Write out each line word for word. Drop pictures.
-- BEGIN --
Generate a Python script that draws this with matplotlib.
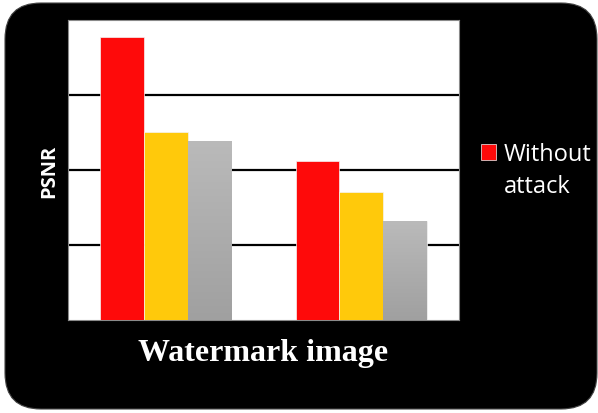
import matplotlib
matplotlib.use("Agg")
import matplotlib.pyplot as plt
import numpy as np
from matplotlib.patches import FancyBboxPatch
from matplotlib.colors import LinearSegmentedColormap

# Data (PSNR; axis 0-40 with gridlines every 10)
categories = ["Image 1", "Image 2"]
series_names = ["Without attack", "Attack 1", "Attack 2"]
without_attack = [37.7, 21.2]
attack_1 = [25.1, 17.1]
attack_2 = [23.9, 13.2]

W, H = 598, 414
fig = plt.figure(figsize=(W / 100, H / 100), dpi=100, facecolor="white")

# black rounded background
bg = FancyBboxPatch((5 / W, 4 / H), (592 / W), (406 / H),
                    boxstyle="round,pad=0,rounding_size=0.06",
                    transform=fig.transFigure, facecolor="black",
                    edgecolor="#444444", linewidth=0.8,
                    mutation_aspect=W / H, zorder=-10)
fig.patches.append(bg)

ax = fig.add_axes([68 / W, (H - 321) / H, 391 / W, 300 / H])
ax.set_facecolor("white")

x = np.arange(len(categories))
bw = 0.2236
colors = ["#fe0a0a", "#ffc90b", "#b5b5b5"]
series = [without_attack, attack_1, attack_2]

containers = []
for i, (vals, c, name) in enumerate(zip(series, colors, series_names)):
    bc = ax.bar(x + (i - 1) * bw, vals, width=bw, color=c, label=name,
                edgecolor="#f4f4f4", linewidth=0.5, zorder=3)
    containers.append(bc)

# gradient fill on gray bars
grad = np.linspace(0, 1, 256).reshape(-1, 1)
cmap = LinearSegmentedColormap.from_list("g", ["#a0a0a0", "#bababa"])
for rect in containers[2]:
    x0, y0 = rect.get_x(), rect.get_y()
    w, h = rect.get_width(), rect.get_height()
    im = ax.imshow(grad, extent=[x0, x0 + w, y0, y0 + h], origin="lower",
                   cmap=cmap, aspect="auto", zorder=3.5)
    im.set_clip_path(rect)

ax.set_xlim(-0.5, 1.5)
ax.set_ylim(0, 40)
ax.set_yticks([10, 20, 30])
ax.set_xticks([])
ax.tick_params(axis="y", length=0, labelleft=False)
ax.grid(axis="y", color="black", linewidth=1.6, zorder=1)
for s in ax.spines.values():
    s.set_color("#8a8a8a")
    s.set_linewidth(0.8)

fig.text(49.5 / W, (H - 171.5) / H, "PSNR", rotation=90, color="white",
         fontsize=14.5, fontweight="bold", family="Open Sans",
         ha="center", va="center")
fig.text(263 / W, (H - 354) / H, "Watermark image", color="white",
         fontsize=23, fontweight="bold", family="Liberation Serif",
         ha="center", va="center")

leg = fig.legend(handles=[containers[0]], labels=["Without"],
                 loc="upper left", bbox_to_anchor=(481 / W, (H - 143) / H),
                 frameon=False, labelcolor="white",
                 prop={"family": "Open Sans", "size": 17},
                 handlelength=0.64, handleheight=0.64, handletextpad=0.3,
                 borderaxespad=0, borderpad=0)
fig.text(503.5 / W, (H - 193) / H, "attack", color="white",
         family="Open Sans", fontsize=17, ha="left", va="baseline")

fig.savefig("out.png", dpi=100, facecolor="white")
-- END --
* _Correct response_
Generate a Python script that draws this with matplotlib.
import matplotlib
matplotlib.use("Agg")
import matplotlib.pyplot as plt
import numpy as np
from matplotlib.patches import FancyBboxPatch
from matplotlib.colors import LinearSegmentedColormap

# Data (PSNR; axis 0-40 with gridlines every 10)
categories = ["Image 1", "Image 2"]
series_names = ["Without attack", "Attack 1", "Attack 2"]
without_attack = [37.7, 21.2]
attack_1 = [25.1, 17.1]
attack_2 = [23.9, 13.2]

W, H = 598, 414
fig = plt.figure(figsize=(W / 100, H / 100), dpi=100, facecolor="white")

# black rounded background
bg = FancyBboxPatch((5 / W, 4 / H), (592 / W), (406 / H),
                    boxstyle="round,pad=0,rounding_size=0.06",
                    transform=fig.transFigure, facecolor="black",
                    edgecolor="#444444", linewidth=0.8,
                    mutation_aspect=W / H, zorder=-10)
fig.patches.append(bg)

ax = fig.add_axes([68 / W, (H - 321) / H, 391 / W, 300 / H])
ax.set_facecolor("white")

x = np.arange(len(categories))
bw = 0.2236
colors = ["#fe0a0a", "#ffc90b", "#b5b5b5"]
series = [without_attack, attack_1, attack_2]

containers = []
for i, (vals, c, name) in enumerate(zip(series, colors, series_names)):
    bc = ax.bar(x + (i - 1) * bw, vals, width=bw, color=c, label=name,
                edgecolor="#f4f4f4", linewidth=0.5, zorder=3)
    containers.append(bc)

# gradient fill on gray bars
grad = np.linspace(0, 1, 256).reshape(-1, 1)
cmap = LinearSegmentedColormap.from_list("g", ["#a0a0a0", "#bababa"])
for rect in containers[2]:
    x0, y0 = rect.get_x(), rect.get_y()
    w, h = rect.get_width(), rect.get_height()
    im = ax.imshow(grad, extent=[x0, x0 + w, y0, y0 + h], origin="lower",
                   cmap=cmap, aspect="auto", zorder=3.5)
    im.set_clip_path(rect)

ax.set_xlim(-0.5, 1.5)
ax.set_ylim(0, 40)
ax.set_yticks([10, 20, 30])
ax.set_xticks([])
ax.tick_params(axis="y", length=0, labelleft=False)
ax.grid(axis="y", color="black", linewidth=1.6, zorder=1)
for s in ax.spines.values():
    s.set_color("#8a8a8a")
    s.set_linewidth(0.8)

fig.text(49.5 / W, (H - 171.5) / H, "PSNR", rotation=90, color="white",
         fontsize=14.5, fontweight="bold", family="Open Sans",
         ha="center", va="center")
fig.text(263 / W, (H - 354) / H, "Watermark image", color="white",
         fontsize=23, fontweight="bold", family="Liberation Serif",
         ha="center", va="center")

leg = fig.legend(handles=[containers[0]], labels=["Without"],
                 loc="upper left", bbox_to_anchor=(481 / W, (H - 143) / H),
                 frameon=False, labelcolor="white",
                 prop={"family": "Open Sans", "size": 17},
                 handlelength=0.64, handleheight=0.64, handletextpad=0.3,
                 borderaxespad=0, borderpad=0)
fig.text(503.5 / W, (H - 193) / H, "attack", color="white",
         family="Open Sans", fontsize=17, ha="left", va="baseline")

fig.savefig("out.png", dpi=100, facecolor="white")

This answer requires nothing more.